Nevada Fair Employment Practices Act — scope and covered employers
Nevada's primary employment discrimination statute is the Nevada Fair Employment Practices Act, codified in NRS 613.310–613.4383. An "employer" under the Act means any person who has 15 or more employees for each working day in each of 20 or more calendar weeks in the current or preceding calendar year (NRS 613.310(2)). The definition excludes the United States and corporations wholly owned by the United States, Indian tribes, and private membership clubs exempt from taxation under 26 U.S.C. § 501(c). The Act prohibits discrimination based on race (including hair texture and protective hairstyles), color, religion, sex, sexual orientation, gender identity or expression, age, disability, and national origin. Complaints alleging unlawful employment practices are filed with the Nevada Equal Rights Commission.
Source: NRS 613.310, NRS 613.330, NRS 613.405
Filing deadline for employment discrimination complaints with NERC
A complaint alleging unlawful employment discrimination must be filed with the Nevada Equal Rights Commission not later than 300 days after the date of the occurrence of the alleged practice.

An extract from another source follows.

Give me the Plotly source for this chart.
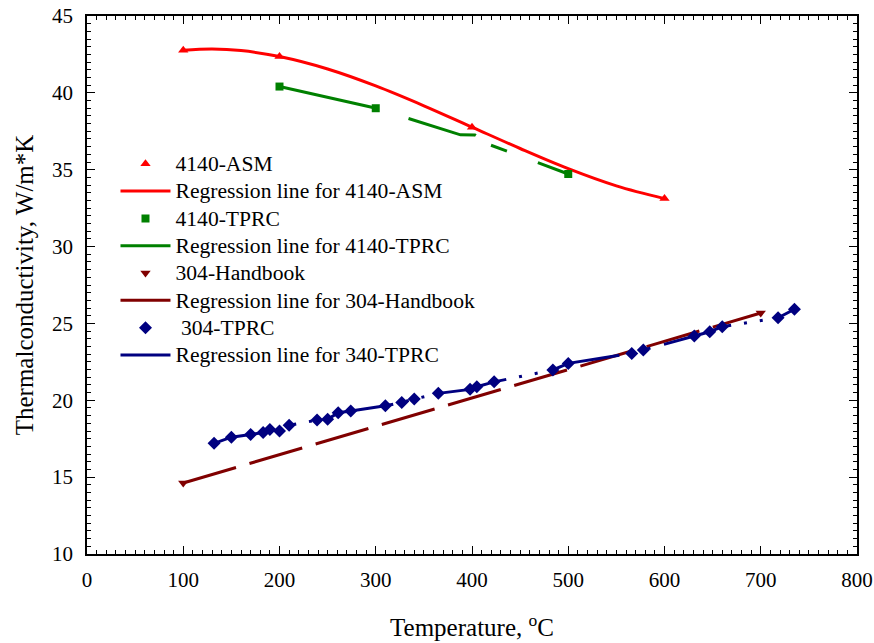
import plotly.graph_objects as go

# ---------------- data ----------------
asm_x = [100, 200, 400, 600]
asm_y = [42.77, 42.36, 37.77, 33.12]

asm_fit_x = [100, 130, 160, 200, 250, 300, 350, 400, 450, 500, 550, 600]
asm_fit_y = [42.77, 42.85, 42.75, 42.36, 41.55, 40.45, 39.16, 37.77, 36.38, 35.07, 33.95, 33.12]

tprc4140_x = [200, 300, 500]
tprc4140_y = [40.41, 39.0, 34.72]

tprc4140_fit_x = [200, 300, 388, 403, 419, 500]
tprc4140_fit_y = [40.41, 39.0, 37.27, 37.26, 36.61, 34.72]

hb_x = [100, 700]
hb_y = [14.62, 25.68]

tprc304_x = [132, 150, 170, 183, 190, 200, 210, 239, 250, 261, 274, 310, 327, 340,
             365, 398, 405, 423, 484, 500, 566, 578, 631, 647, 660, 718, 735]
tprc304_y = [17.2, 17.6, 17.78, 17.9, 18.1, 18.0, 18.37, 18.71, 18.76, 19.19, 19.3, 19.64, 19.86, 20.08,
             20.45, 20.71, 20.88, 21.2, 21.97, 22.4, 23.05, 23.27, 24.18, 24.46, 24.79, 25.37, 25.92]

names = ["4140-ASM", "Regression line for 4140-ASM",
         "4140-TPRC", "Regression line for 4140-TPRC",
         "304-Handbook", "Regression line for 304-Handbook",
         "\u00a0304-TPRC", "Regression line for 340-TPRC"]

RED, GREEN, MAROON, NAVY = "#FF0000", "#008000", "#800000", "#000080"
FONT = "Liberation Serif"


def lab(s):
    return '<span style="font-size:21.6px">' + s + '</span>'


fig = go.Figure()
fig.add_trace(go.Scatter(x=asm_x, y=asm_y, mode="markers", name=lab(names[0]),
                         marker=dict(symbol="triangle-up", size=9, color=RED)))
fig.add_trace(go.Scatter(x=asm_fit_x, y=asm_fit_y, mode="lines", name=lab(names[1]),
                         line=dict(color=RED, width=3, shape="spline")))
fig.add_trace(go.Scatter(x=tprc4140_x, y=tprc4140_y, mode="markers", name=lab(names[2]),
                         marker=dict(symbol="square", size=8, color=GREEN)))
fig.add_trace(go.Scatter(x=tprc4140_fit_x, y=tprc4140_fit_y, mode="lines", name=lab(names[3]),
                         line=dict(color=GREEN, width=3,
                                   dash="98px,35px,70px,18px,17px,33px,60px")))
fig.add_trace(go.Scatter(x=hb_x, y=hb_y, mode="markers", name=lab(names[4]),
                         marker=dict(symbol="triangle-down", size=9, color=MAROON)))
fig.add_trace(go.Scatter(x=hb_x, y=hb_y, mode="lines", name=lab(names[5]),
                         line=dict(color=MAROON, width=3, dash="55px,14px")))
fig.add_trace(go.Scatter(x=tprc304_x, y=tprc304_y, mode="markers", name=lab(names[6]),
                         marker=dict(symbol="diamond", size=10, color=NAVY)))
fig.add_trace(go.Scatter(x=tprc304_x, y=tprc304_y, mode="lines", name=lab(names[7]),
                         line=dict(color=NAVY, width=3,
                                   dash="70px,13px,3px,13px,3px,14px")))

axis_common = dict(
    showline=True, linecolor="black", linewidth=1.5, mirror="allticks",
    ticks="inside", ticklen=8, tickwidth=1.3, tickcolor="black",
    showgrid=False, zeroline=False,
    tickfont=dict(family=FONT, size=21, color="black"),
)

fig.update_xaxes(range=[0, 800], dtick=100, tick0=0,
                 minor=dict(dtick=10, ticks="inside", ticklen=4, tickwidth=1.2, tickcolor="black"),
                 ticklabelstandoff=6,
                 title=dict(text="Temperature, <sup>o</sup>C", standoff=28,
                            font=dict(family=FONT, size=25, color="black")),
                 **axis_common)
fig.update_yaxes(range=[10, 45], dtick=5, tick0=10,
                 minor=dict(dtick=0.5, ticks="inside", ticklen=4, tickwidth=1.2, tickcolor="black"),
                 ticklabelstandoff=8,
                 title=dict(text="Thermalconductivity, W/m*K", standoff=11,
                            font=dict(family=FONT, size=25, color="black")),
                 **axis_common)

fig.update_layout(
    width=874, height=643,
    margin=dict(l=87, r=17, t=16, b=89, autoexpand=False),
    paper_bgcolor="white", plot_bgcolor="white",
    font=dict(family=FONT, color="black"),
    legend=dict(x=0.037, y=0.760, xanchor="left", yanchor="top",
                bgcolor="rgba(0,0,0,0)", borderwidth=0, itemwidth=50,
                tracegroupgap=0,
                font=dict(family=FONT, size=18.7, color="black")),
    showlegend=True,
)

fig.write_html("out.html", config={"displayModeBar": False},
               post_script="document.body.style.margin='0';document.body.style.overflow='hidden';")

A complainant may not file with the Commission if another state or federal administrative body with comparable jurisdiction has already made a decision upon a complaint based on the same facts and legal theory.
Source: NRS 233.160
Prohibited employment practices for employers under NRS 613.330
NRS 613.330 enumerates the specific actions an employer with 15 or more employees may not take on the basis of a protected characteristic. The statute defines three core categories of unlawful conduct.

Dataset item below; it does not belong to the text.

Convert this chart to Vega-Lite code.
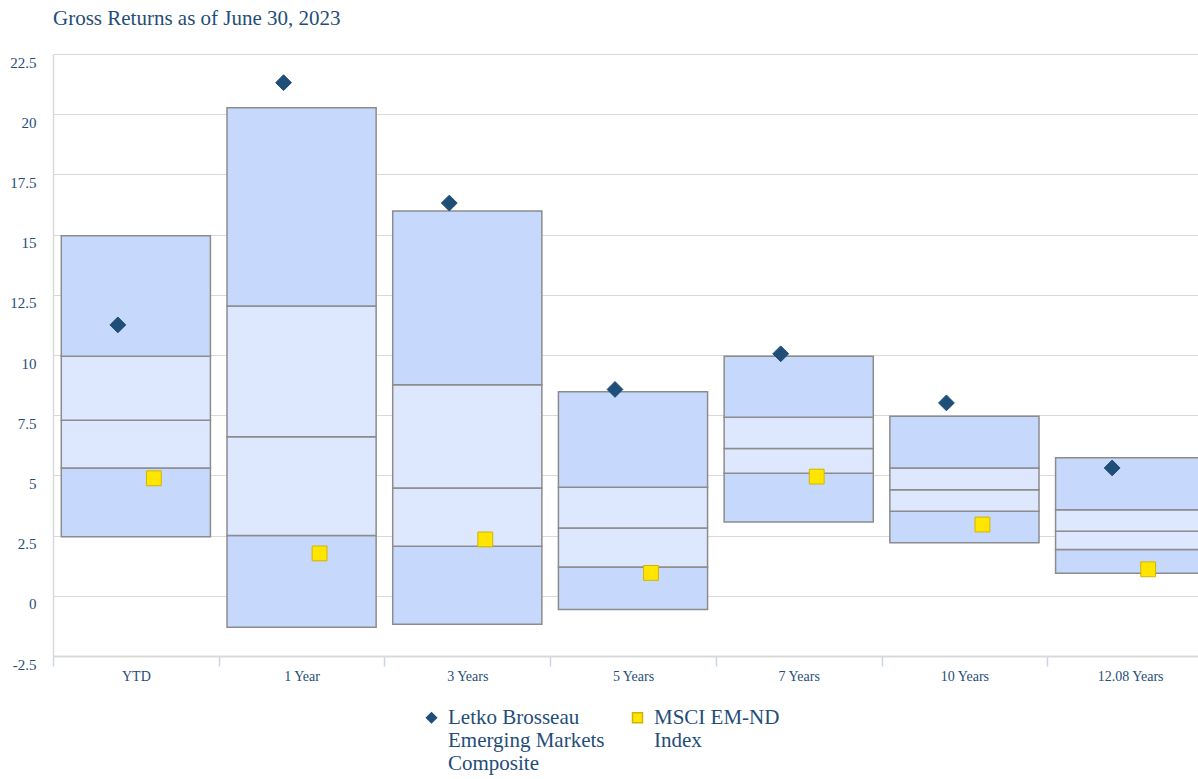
{
  "$schema": "https://vega.github.io/schema/vega-lite/v6.json",
  "autosize": {"type": "none"},
  "width": 1145,
  "height": 602,
  "padding": {"left": 53, "top": 54, "right": 0, "bottom": 123},
  "background": "white",
  "title": {"text": "Gross Returns as of June 30, 2023", "anchor": "start", "frame": "group", "font": "Liberation Serif", "fontSize": 21, "fontWeight": "normal", "color": "#1f4e79", "offset": 25},
  "datasets": {
    "boxes": [
      {"period": "YTD", "band": "outer", "lo": 2.45, "hi": 5.31},
      {"period": "YTD", "band": "inner", "lo": 5.31, "hi": 7.29},
      {"period": "YTD", "band": "inner", "lo": 7.29, "hi": 9.95},
      {"period": "YTD", "band": "outer", "lo": 9.95, "hi": 14.95},
      {"period": "1 Year", "band": "outer", "lo": -1.31, "hi": 2.5},
      {"period": "1 Year", "band": "inner", "lo": 2.5, "hi": 6.6},
      {"period": "1 Year", "band": "inner", "lo": 6.6, "hi": 12.03},
      {"period": "1 Year", "band": "outer", "lo": 12.03, "hi": 20.27},
      {"period": "3 Years", "band": "outer", "lo": -1.18, "hi": 2.06},
      {"period": "3 Years", "band": "inner", "lo": 2.06, "hi": 4.48},
      {"period": "3 Years", "band": "inner", "lo": 4.48, "hi": 8.76},
      {"period": "3 Years", "band": "outer", "lo": 8.76, "hi": 15.98},
      {"period": "5 Years", "band": "outer", "lo": -0.57, "hi": 1.2},
      {"period": "5 Years", "band": "inner", "lo": 1.2, "hi": 2.82},
      {"period": "5 Years", "band": "inner", "lo": 2.82, "hi": 4.51},
      {"period": "5 Years", "band": "outer", "lo": 4.51, "hi": 8.47},
      {"period": "7 Years", "band": "outer", "lo": 3.06, "hi": 5.09},
      {"period": "7 Years", "band": "inner", "lo": 5.09, "hi": 6.12},
      {"period": "7 Years", "band": "inner", "lo": 6.12, "hi": 7.41},
      {"period": "7 Years", "band": "outer", "lo": 7.41, "hi": 9.95},
      {"period": "10 Years", "band": "outer", "lo": 2.2, "hi": 3.51},
      {"period": "10 Years", "band": "inner", "lo": 3.51, "hi": 4.4},
      {"period": "10 Years", "band": "inner", "lo": 4.4, "hi": 5.31},
      {"period": "10 Years", "band": "outer", "lo": 5.31, "hi": 7.46},
      {"period": "12.08 Years", "band": "outer", "lo": 0.94, "hi": 1.92},
      {"period": "12.08 Years", "band": "inner", "lo": 1.92, "hi": 2.68},
      {"period": "12.08 Years", "band": "inner", "lo": 2.68, "hi": 3.57},
      {"period": "12.08 Years", "band": "outer", "lo": 3.57, "hi": 5.73}
    ],
    "points": [
      {"period": "YTD", "series": "Letko Brosseau Emerging Markets Composite", "value": 11.25},
      {"period": "1 Year", "series": "Letko Brosseau Emerging Markets Composite", "value": 21.31},
      {"period": "3 Years", "series": "Letko Brosseau Emerging Markets Composite", "value": 16.31},
      {"period": "5 Years", "series": "Letko Brosseau Emerging Markets Composite", "value": 8.57},
      {"period": "7 Years", "series": "Letko Brosseau Emerging Markets Composite", "value": 10.05},
      {"period": "10 Years", "series": "Letko Brosseau Emerging Markets Composite", "value": 8.01},
      {"period": "12.08 Years", "series": "Letko Brosseau Emerging Markets Composite", "value": 5.31},
      {"period": "YTD", "series": "MSCI EM-ND Index", "value": 4.88},
      {"period": "1 Year", "series": "MSCI EM-ND Index", "value": 1.76},
      {"period": "3 Years", "series": "MSCI EM-ND Index", "value": 2.34},
      {"period": "5 Years", "series": "MSCI EM-ND Index", "value": 0.95},
      {"period": "7 Years", "series": "MSCI EM-ND Index", "value": 4.95},
      {"period": "10 Years", "series": "MSCI EM-ND Index", "value": 2.96},
      {"period": "12.08 Years", "series": "MSCI EM-ND Index", "value": 1.1}
    ]
  },
  "encoding": {
    "x": {
      "field": "period", "type": "nominal", "sort": null,
      "scale": {"domain": ["YTD", "1 Year", "3 Years", "5 Years", "7 Years", "10 Years", "12.08 Years"], "range": [0, 1160], "paddingInner": 0, "paddingOuter": 0},
      "axis": {"title": null, "labelAngle": 0, "tickBand": "extent", "tickSize": 10, "tickColor": "#c8d5ea", "tickWidth": 1.5, "domainColor": "#d9d9d9", "domainWidth": 2, "labelFont": "Liberation Serif", "labelFontSize": 14, "labelColor": "#1f4e79", "labelPadding": 3, "grid": false}
    }
  },
  "layer": [
    {
      "data": {"name": "boxes"},
      "mark": {"type": "bar", "stroke": "#8c8c8c", "strokeWidth": 1.5, "width": {"band": 0.9}},
      "encoding": {
        "y": {"field": "lo", "type": "quantitative", "scale": {"domain": [-2.5, 22.5], "nice": false, "zero": false},
          "axis": {"title": null, "values": [-2.5, 0, 2.5, 5, 7.5, 10, 12.5, 15, 17.5, 20, 22.5], "labelExpr": "'' + datum.value", "ticks": false, "domainColor": "#d9d9d9", "domainWidth": 1.5, "gridColor": "#d9d9d9", "gridWidth": 1, "labelFont": "Liberation Serif", "labelFontSize": 15, "labelColor": "#1f4e79", "labelPadding": 17, "labelOffset": 8}},
        "y2": {"field": "hi"},
        "color": {"field": "band", "type": "nominal", "scale": {"domain": ["outer", "inner"], "range": ["#c6d9fd", "#dde7fe"]}, "legend": null}
      }
    },
    {
      "data": {"name": "points"},
      "transform": [{"filter": "datum.series == 'Letko Brosseau Emerging Markets Composite'"}],
      "mark": {"type": "point", "filled": true, "size": 250, "strokeWidth": 1, "xOffset": -18, "opacity": 1},
      "encoding": {
        "y": {"field": "value", "type": "quantitative"},
        "fill": {"field": "series", "type": "nominal", "scale": {"domain": ["Letko Brosseau Emerging Markets Composite", "MSCI EM-ND Index"], "range": ["#1f4e79", "#ffe500"]},
          "legend": {"orient": "none", "legendX": 368, "legendY": 653, "direction": "horizontal", "title": null, "labelExpr": "datum.label == 'MSCI EM-ND Index' ? ['MSCI EM-ND', 'Index', ' '] : ['Letko Brosseau', 'Emerging Markets', 'Composite']", "labelFont": "Liberation Serif", "labelFontSize": 21, "labelColor": "#1f4e79", "labelLimit": 400, "symbolSize": 100, "columnPadding": 22, "labelOffset": 6, "labelBaseline": "middle"}},
        "stroke": {"field": "series", "type": "nominal", "scale": {"domain": ["Letko Brosseau Emerging Markets Composite", "MSCI EM-ND Index"], "range": ["#1f4e79", "#d1b400"]}},
        "shape": {"field": "series", "type": "nominal", "scale": {"domain": ["Letko Brosseau Emerging Markets Composite", "MSCI EM-ND Index"], "range": ["diamond", "square"]}}
      }
    },
    {
      "data": {"name": "points"},
      "transform": [{"filter": "datum.series == 'MSCI EM-ND Index'"}],
      "mark": {"type": "point", "filled": true, "size": 220, "strokeWidth": 1, "xOffset": 18, "opacity": 1},
      "encoding": {
        "y": {"field": "value", "type": "quantitative"},
        "fill": {"field": "series", "type": "nominal"},
        "stroke": {"field": "series", "type": "nominal"},
        "shape": {"field": "series", "type": "nominal"}
      }
    }
  ],
  "config": {
    "view": {"stroke": null}
  }
}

Refusal to hire, discharge, or discrimination in terms and conditions (NRS 613.330(1)(a)) It is unlawful for an employer to fail or refuse to hire any person, to discharge any person, or otherwise to discriminate against any person with respect to compensation, terms, conditions, or privileges of employment, because of race (including hair texture and protective hairstyles associated with race), color, religion, sex, sexual orientation, gender identity or expression, age, disability, or national origin. This subsection reaches initial hiring decisions, termination, and any adverse change to pay, benefits, schedule, job assignments, or working conditions.
Limitation, segregation, or classification of employees (NRS 613.330(1)(b)) It is unlawful to limit, segregate, or classify an employee in a way that would deprive or tend to deprive the employee of employment opportunities or otherwise adversely affect the employee's status, because of a protected characteristic. This prohibition covers job channeling (e.g., assigning women only to certain departments), formal or informal tracking systems, and barriers to promotion or lateral transfer that turn on protected status rather than legitimate business criteria.
Wage-disclosure discrimination (NRS 613.330(1)(c)) Except as otherwise provided in subsection 7 of NRS 613.330, an employer may not discriminate against any employee because the employee has inquired about, discussed, or voluntarily disclosed the employee's wages or the wages of another employee. This protection applies to both private conversations and collective efforts to share pay information; Nevada law mirrors the federal National Labor Relations Act's protection for concerted wage discussion.
Interference with disability aids and service animals (NRS 613.330(4)–(6)) An employer commits an unlawful practice if it interferes with, impedes the use of, or withholds any aid or appliance used by an employee with a disability. Separately, an employer may not directly or indirectly refuse to permit an employee with a disability to keep a service animal (as defined in NRS 426.097) with the employee at all times in the workplace. An exception exists for miniature horses: the employer may refuse to permit a miniature-horse service animal if the employer determines it is not reasonable to comply, using the assessment factors in 28 C.F.R. § 36.302(c)(9).
Criminal-history consideration by public-sector appointing authorities (NRS 613.330(8)) For appointing authorities governed by chapter 284 of NRS (state civil service), the Administrator of the Division of Human Resource Management, and the governing bodies of counties, cities, and towns, it is unlawful to consider an applicant's criminal history without following the procedural requirements in NRS 245.046, 268.402, 269.0802, 284.281, or 284.283, as applicable. These cross-referenced statutes mandate "ban the box" sequencing—deferring criminal-history inquiries until after an initial screening or conditional offer.
NRS 613.330 applies only to employers that meet the 15-employee threshold in NRS 613.310(2). Exceptions to these prohibitions are cataloged in NRS 613.350 (bona fide occupational qualifications, seniority systems, testing for ability, business necessity) and NRS 613.370 (national security).